Sad, isn't it because look what thinking like a banker has done to this country, I respect Peter Thiel because he's not afraid to act & think for himself.

The most successful people act and think for themselves.

And the least successful people, too.

But yes, the most interesting companies of the last 20 years -- Amazon, Google, LinkedIn, Facebook, Twitter -- came because someone was willing to take that risk.

Good point on the least successful people. So, really, it's an ecosystem...

Need more risk takers ;O)

That's not what I said at all. On a plane now but will happily engage in longer discussion.

I think people who know would describe me as many things, but i'd be surprised if 'banker-like' made the top 20. :)

Anyway one reason I love Panda Whale is the openness of conversation and I look forward to carrying it on here.


Jay Jamison

So, my first reaction when I saw your post here, was...i should probably buy this guy a beer or two :D Next time you are near DC, ping me here (or on twitter @cag123) because I would love to talk about this in person (no pitching, just good old fashion chatting). Or, when I am out that way, if you're good with it, I will look you up.

Here's the thing of it: entrepreneurs who want to start a business live and breathe risk, right? we GET IT. it's OUR mortgages that go under, OUR kids who eat ramen & pb&j etc. etc. if we fail. it's not just a failed ROI that might reduce the fund's tax liability or go in the NEVER EVER AGAIN bin. it's our dream, our passion, the thing we feel that if we don't do it, we'll die.

having a great product, a killer team, and market traction is what entrepreneurs who want to SUCCEED as a BUSINESS (as opposed to winning the biggest idea fairy award) are about. what's difficult is - especially in this current capital market - when you have a product/offering that isn't being done anywhere, is a new market, or is a whole new way of mashing up several existing verticals that doesn't look like Instagram, smell like Facebook, and taste like Pinterest or fit neatly into other portfolios in the Venture firm because there's always a pass.

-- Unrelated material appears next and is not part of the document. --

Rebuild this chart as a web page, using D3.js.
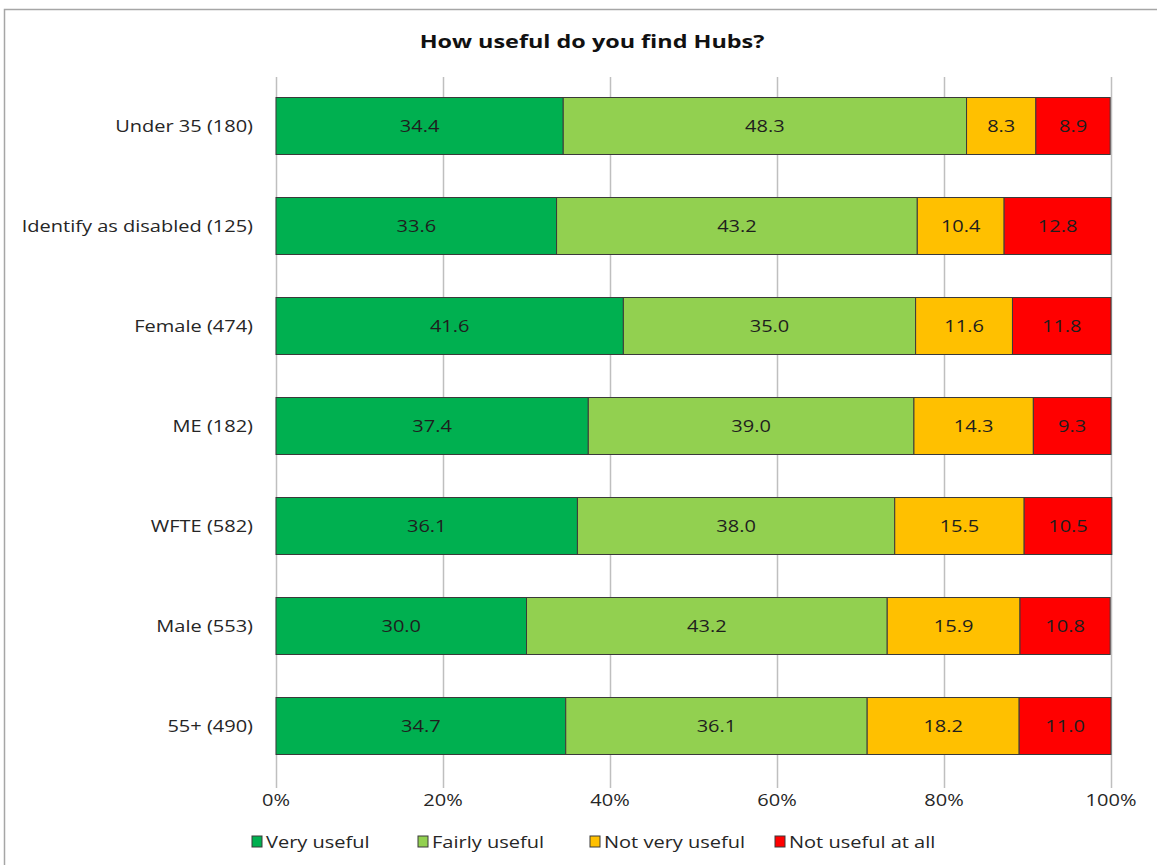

VC's need to think more like entrepreneurs because what makes it win-win for everyone is that the vision is shared and clear. And I think that VCs right now have a shortened focal length. i like the categories of your rubric. i don't like some of the standing criteria - must have already succeeded, must be in a market you know, etc. etc. - not because i don't appreciate the risk you are taking with the money but because i feel PASSIONATELY that our country is in dire need of unfettered innovation to not only pull through this economic crisis but to also break down so many of the barriers to productivity and output that exist.

and the deal is, innovation - magical thinking - is usually at it's highest in a population during times of crisis. there are plenty of people who see a problem they want to solve but may not be experts in the domain and may be thinking about it or have started to execute against it because they just got pink slipped but who figure there is no point in trying to bring it to the world because the prevailing message that the VC world is putting out there is - we only want to deal with you if you fit xxx profile. This works in places like SV, NYC, Boston. But what about that guy in Edmund OK? or that stay at home mom in Clarksville TN? what about those people who are ON to something? Where do they go to get help? banks, home equity, and other traditional options aren't there any more.

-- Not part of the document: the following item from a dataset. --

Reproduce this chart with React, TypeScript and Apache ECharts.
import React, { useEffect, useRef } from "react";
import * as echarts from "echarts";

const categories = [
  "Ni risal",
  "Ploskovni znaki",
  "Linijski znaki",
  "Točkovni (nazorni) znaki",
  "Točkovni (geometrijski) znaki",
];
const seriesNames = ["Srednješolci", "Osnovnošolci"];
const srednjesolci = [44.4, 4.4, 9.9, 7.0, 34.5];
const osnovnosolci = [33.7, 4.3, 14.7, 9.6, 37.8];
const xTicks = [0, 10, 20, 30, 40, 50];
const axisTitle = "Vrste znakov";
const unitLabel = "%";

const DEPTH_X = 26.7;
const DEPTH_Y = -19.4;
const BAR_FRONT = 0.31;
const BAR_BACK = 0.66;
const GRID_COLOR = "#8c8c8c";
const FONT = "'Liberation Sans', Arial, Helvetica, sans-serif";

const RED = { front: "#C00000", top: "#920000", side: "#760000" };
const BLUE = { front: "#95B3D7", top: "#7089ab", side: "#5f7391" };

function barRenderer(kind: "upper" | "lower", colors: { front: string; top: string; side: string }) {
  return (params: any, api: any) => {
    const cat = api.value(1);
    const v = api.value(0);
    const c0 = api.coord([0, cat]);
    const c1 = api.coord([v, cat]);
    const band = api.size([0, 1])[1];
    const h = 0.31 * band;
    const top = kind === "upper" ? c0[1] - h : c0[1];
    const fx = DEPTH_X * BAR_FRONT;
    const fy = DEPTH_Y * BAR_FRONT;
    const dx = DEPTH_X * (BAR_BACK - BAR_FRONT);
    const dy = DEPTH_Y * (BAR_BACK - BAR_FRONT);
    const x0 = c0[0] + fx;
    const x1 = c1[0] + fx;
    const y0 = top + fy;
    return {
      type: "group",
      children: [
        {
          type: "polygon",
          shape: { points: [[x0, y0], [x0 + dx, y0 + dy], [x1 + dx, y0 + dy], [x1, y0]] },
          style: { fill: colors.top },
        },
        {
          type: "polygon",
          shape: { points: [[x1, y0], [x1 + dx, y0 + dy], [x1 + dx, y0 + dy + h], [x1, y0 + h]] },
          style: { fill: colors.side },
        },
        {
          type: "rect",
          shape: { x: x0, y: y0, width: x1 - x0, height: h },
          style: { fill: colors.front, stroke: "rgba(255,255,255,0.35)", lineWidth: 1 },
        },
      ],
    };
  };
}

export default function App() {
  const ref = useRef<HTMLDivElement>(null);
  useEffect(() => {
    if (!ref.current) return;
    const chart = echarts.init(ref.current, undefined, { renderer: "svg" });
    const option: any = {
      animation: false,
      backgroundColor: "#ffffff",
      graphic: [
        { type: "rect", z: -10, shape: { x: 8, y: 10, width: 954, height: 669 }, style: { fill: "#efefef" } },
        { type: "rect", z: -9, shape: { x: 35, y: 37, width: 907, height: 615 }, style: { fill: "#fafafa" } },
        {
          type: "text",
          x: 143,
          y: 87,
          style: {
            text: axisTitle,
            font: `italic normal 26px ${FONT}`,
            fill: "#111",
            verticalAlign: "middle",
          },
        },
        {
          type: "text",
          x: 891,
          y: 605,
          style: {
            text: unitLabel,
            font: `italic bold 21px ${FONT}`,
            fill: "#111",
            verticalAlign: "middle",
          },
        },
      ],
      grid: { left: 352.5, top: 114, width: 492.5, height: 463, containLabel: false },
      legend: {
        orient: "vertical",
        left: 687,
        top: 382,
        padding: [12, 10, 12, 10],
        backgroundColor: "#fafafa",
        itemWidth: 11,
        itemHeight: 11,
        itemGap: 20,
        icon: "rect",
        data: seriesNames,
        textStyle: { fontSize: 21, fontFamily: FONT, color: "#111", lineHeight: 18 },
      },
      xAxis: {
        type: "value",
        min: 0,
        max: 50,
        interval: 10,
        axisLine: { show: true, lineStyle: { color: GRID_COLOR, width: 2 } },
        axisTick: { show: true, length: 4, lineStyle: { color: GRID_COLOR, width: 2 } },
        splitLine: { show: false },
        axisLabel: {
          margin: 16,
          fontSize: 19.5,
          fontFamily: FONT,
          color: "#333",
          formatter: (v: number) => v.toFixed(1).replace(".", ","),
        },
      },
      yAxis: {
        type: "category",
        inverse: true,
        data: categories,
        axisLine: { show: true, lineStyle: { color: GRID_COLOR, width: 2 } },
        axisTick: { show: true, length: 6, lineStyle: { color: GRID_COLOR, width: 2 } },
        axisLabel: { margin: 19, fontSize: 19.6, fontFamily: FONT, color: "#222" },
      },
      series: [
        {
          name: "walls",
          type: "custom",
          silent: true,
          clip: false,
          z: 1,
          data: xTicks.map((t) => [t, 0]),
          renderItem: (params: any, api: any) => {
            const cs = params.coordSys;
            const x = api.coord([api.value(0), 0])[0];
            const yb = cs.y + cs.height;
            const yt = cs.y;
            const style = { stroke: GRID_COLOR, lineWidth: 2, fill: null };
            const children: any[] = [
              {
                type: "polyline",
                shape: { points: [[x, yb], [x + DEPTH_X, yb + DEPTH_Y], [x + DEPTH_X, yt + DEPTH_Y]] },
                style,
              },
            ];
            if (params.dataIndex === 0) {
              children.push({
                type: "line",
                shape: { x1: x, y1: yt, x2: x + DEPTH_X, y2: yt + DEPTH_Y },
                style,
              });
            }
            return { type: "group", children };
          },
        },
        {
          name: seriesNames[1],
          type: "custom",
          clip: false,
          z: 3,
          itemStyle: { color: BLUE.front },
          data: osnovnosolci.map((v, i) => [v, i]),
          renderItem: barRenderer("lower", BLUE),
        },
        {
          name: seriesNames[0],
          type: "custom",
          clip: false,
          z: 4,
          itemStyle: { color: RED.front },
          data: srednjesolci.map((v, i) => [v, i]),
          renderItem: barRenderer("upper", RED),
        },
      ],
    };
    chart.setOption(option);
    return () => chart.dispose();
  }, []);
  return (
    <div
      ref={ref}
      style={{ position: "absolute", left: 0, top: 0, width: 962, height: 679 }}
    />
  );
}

i think it's a cop out for the VC world to say, well, if they really wanted it, they would go for it when the VC world itself is by and large not doing that. I would go so far as to say that the rise of incubators and accelerators is proof positive that the world of innovation and entrepreneurship no longer wants to wait for the VC world to think outside the box, to go boldly forward. But people with families - people with experience working and living - can't pack up and hang out in Mountain View for 12 weeks.

I want a venture partner who GETS IT...who knows that I understand risk, who sees that I am incorporating diligence in the execution and management of the venture and who wants to break new ground, not tread over the same beaten path. I want someone who wants to disrupt existing markets because they believe it's needed to save this country or create new markets because they believe it's vital to their kids' future. i don't want a banker who looks at all things in life through a very narrowed filter of minimized risk evaluated by criteria that are not indicative of early stage innovation because real change never looks familiar.

my apologies if i mis-characterized your post.

and i look forward to your feedback because i think dialogue is critical for change.